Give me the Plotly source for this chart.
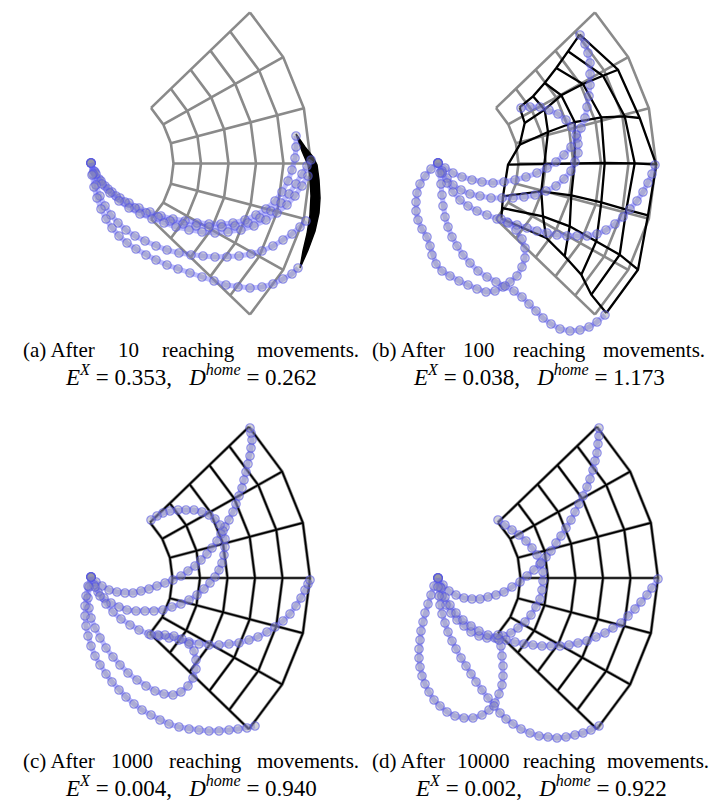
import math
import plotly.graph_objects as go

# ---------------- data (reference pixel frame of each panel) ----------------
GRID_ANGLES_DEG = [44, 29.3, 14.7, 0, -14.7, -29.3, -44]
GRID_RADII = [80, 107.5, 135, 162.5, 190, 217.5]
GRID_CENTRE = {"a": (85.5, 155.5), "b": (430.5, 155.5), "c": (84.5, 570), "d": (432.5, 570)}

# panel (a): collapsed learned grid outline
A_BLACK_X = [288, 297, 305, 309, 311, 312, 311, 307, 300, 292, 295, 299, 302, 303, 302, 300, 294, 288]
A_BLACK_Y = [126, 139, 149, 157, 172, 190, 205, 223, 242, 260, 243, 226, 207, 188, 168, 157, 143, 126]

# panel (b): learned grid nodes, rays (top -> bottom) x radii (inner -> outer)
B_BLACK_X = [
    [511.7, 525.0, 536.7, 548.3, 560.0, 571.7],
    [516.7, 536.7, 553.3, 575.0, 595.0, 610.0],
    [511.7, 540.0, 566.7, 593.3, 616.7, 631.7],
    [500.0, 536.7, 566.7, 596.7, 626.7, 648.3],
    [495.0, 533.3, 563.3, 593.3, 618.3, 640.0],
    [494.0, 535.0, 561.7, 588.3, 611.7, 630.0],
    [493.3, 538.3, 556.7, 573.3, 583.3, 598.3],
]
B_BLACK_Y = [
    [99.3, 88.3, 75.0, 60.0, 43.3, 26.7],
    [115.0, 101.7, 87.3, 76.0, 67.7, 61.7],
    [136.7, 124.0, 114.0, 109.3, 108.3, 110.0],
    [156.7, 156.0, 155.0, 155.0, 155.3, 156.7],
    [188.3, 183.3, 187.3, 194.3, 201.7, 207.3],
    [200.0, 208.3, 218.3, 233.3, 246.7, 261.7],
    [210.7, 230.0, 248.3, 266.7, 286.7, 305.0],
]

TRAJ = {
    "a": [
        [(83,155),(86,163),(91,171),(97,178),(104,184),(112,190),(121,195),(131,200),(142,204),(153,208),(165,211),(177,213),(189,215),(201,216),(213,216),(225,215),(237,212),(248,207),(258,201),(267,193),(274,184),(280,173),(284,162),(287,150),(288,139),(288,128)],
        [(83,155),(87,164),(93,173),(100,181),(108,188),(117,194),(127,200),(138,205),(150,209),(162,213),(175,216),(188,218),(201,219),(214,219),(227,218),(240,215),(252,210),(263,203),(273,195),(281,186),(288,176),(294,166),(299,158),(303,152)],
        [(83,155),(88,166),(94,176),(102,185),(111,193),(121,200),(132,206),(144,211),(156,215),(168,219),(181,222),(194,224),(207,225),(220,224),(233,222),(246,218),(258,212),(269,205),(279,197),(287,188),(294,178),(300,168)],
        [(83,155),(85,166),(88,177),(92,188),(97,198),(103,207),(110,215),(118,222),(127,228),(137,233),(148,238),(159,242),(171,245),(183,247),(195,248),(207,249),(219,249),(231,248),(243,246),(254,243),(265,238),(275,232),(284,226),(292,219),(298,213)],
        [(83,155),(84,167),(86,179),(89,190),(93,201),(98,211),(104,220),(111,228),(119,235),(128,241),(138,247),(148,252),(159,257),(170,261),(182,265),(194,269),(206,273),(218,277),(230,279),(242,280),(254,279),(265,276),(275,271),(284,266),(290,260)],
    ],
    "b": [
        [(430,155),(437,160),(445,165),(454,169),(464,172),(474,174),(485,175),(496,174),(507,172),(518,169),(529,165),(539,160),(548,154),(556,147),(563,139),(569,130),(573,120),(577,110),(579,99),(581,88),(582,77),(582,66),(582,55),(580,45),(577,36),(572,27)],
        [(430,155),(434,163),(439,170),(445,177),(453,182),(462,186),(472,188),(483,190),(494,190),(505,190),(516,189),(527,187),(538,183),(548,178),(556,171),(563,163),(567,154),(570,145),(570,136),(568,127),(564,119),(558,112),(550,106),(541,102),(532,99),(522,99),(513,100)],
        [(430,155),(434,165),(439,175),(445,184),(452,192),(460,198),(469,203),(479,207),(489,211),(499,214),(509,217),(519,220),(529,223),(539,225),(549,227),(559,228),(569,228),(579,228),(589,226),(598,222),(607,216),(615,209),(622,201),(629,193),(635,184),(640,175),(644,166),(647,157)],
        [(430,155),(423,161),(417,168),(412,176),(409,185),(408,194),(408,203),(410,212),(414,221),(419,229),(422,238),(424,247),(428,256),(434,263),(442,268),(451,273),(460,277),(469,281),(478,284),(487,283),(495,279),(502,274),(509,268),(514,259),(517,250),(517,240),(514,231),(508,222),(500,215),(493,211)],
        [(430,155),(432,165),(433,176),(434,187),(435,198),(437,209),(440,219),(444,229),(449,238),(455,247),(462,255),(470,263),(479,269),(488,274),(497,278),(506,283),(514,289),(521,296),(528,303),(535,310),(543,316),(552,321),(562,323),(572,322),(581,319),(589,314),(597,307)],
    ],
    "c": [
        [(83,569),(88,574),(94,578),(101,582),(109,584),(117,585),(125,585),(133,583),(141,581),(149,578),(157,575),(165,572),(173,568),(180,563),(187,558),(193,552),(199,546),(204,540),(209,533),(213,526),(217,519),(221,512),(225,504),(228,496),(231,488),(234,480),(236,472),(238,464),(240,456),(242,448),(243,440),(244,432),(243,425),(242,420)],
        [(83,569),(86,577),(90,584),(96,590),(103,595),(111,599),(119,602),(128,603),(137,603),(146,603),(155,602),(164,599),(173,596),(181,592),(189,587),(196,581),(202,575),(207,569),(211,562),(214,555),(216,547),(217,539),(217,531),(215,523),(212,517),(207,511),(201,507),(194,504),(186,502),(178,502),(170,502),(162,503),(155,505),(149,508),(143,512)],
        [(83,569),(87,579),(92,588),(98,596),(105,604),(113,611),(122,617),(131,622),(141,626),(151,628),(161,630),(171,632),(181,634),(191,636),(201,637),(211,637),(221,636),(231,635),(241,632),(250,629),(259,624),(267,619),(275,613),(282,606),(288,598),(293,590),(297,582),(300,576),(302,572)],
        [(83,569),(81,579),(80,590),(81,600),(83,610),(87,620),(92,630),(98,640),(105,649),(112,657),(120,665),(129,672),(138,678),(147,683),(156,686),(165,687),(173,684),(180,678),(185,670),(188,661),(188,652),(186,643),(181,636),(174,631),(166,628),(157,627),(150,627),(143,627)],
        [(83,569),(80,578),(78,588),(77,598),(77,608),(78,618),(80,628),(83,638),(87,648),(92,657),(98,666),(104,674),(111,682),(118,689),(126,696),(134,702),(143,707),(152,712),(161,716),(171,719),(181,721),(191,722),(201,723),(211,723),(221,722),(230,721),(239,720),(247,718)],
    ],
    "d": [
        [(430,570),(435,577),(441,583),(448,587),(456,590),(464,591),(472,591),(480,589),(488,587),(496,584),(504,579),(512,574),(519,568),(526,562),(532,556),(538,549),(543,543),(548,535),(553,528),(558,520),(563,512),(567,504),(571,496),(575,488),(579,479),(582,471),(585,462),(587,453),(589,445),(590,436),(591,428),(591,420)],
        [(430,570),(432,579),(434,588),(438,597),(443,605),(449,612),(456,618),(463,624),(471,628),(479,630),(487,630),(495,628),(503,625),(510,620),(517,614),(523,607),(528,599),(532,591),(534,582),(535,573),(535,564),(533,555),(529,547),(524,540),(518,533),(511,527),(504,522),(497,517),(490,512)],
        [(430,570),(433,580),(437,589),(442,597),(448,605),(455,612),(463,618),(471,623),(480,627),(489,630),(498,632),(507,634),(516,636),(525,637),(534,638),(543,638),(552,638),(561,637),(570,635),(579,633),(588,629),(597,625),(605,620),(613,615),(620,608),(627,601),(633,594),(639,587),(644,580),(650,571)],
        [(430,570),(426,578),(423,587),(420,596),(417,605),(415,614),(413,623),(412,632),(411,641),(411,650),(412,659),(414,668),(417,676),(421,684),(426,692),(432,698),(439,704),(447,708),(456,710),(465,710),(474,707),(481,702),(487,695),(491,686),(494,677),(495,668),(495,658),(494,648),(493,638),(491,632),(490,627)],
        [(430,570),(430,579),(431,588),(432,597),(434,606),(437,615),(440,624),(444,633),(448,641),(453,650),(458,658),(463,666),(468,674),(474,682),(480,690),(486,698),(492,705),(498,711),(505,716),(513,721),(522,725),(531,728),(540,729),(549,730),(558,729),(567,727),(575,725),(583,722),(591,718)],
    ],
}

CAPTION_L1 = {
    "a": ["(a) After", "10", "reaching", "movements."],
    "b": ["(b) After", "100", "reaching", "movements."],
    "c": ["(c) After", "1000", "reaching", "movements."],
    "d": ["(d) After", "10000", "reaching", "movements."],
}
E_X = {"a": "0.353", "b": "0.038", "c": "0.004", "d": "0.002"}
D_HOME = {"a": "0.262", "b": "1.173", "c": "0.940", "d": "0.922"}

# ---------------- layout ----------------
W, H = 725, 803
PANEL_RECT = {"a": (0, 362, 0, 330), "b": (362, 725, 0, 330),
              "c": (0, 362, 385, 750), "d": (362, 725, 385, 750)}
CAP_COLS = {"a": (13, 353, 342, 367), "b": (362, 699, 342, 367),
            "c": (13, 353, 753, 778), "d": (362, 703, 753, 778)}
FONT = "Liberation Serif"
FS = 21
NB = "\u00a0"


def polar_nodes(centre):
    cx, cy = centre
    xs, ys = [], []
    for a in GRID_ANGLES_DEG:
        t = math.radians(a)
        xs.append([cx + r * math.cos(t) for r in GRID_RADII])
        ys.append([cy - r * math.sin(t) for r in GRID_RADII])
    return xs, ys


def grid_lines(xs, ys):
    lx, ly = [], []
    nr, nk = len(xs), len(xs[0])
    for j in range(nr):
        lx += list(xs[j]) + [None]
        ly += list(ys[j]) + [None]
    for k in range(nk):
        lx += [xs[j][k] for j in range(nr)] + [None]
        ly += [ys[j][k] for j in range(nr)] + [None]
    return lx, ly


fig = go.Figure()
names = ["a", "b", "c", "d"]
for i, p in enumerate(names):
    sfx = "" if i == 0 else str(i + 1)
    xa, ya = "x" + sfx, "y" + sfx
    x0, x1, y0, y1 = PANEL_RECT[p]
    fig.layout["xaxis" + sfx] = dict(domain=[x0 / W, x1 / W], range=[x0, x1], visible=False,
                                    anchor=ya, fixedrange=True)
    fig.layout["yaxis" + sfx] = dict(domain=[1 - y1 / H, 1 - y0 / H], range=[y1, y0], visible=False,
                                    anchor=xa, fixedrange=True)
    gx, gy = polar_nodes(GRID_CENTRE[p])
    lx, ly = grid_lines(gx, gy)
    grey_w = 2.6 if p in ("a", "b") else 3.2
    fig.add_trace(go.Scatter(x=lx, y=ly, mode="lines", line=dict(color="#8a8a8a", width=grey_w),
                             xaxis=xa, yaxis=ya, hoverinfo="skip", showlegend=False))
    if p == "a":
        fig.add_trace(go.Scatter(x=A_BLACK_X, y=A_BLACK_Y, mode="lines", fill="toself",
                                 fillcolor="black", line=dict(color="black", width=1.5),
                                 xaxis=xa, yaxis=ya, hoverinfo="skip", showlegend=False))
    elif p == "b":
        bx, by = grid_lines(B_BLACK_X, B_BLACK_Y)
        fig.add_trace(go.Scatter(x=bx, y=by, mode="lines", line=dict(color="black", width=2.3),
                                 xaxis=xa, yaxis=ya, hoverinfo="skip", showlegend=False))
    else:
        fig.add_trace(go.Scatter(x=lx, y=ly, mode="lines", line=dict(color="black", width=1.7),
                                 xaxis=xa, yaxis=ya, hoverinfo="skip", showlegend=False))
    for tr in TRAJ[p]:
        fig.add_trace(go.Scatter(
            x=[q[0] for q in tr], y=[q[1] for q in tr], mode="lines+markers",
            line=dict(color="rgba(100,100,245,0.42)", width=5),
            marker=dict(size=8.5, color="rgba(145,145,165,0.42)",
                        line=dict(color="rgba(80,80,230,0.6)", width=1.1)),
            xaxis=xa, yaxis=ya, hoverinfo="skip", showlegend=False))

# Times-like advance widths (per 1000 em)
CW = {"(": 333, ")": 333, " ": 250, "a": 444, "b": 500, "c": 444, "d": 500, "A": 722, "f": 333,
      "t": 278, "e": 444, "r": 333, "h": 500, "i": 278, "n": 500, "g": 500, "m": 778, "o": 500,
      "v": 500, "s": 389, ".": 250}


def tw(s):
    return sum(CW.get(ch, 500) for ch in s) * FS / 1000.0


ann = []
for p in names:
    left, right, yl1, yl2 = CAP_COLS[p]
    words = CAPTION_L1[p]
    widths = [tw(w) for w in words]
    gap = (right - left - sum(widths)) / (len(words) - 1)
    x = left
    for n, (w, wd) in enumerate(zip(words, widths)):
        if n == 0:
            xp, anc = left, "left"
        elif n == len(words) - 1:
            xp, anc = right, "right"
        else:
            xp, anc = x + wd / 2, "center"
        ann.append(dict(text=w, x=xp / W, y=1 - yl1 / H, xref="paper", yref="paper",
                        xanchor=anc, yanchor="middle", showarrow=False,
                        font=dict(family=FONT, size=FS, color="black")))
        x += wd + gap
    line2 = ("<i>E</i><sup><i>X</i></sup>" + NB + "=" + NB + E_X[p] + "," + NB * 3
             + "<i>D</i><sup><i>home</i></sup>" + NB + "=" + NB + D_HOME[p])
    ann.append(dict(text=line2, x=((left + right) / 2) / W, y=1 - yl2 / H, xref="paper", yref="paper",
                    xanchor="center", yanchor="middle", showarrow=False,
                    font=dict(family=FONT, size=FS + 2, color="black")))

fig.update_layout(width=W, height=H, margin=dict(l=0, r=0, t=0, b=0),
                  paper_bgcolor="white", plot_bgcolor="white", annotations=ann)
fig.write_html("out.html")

★ ★ ★ ★ ★

#### Required work:
Repeat the listing above exactly from its first line to the line containing "import plotly.graph_objects as go", both included, and omit the pictures.

#### Response to this exercise:
Give me the Plotly source for this chart.
import math
import plotly.graph_objects as go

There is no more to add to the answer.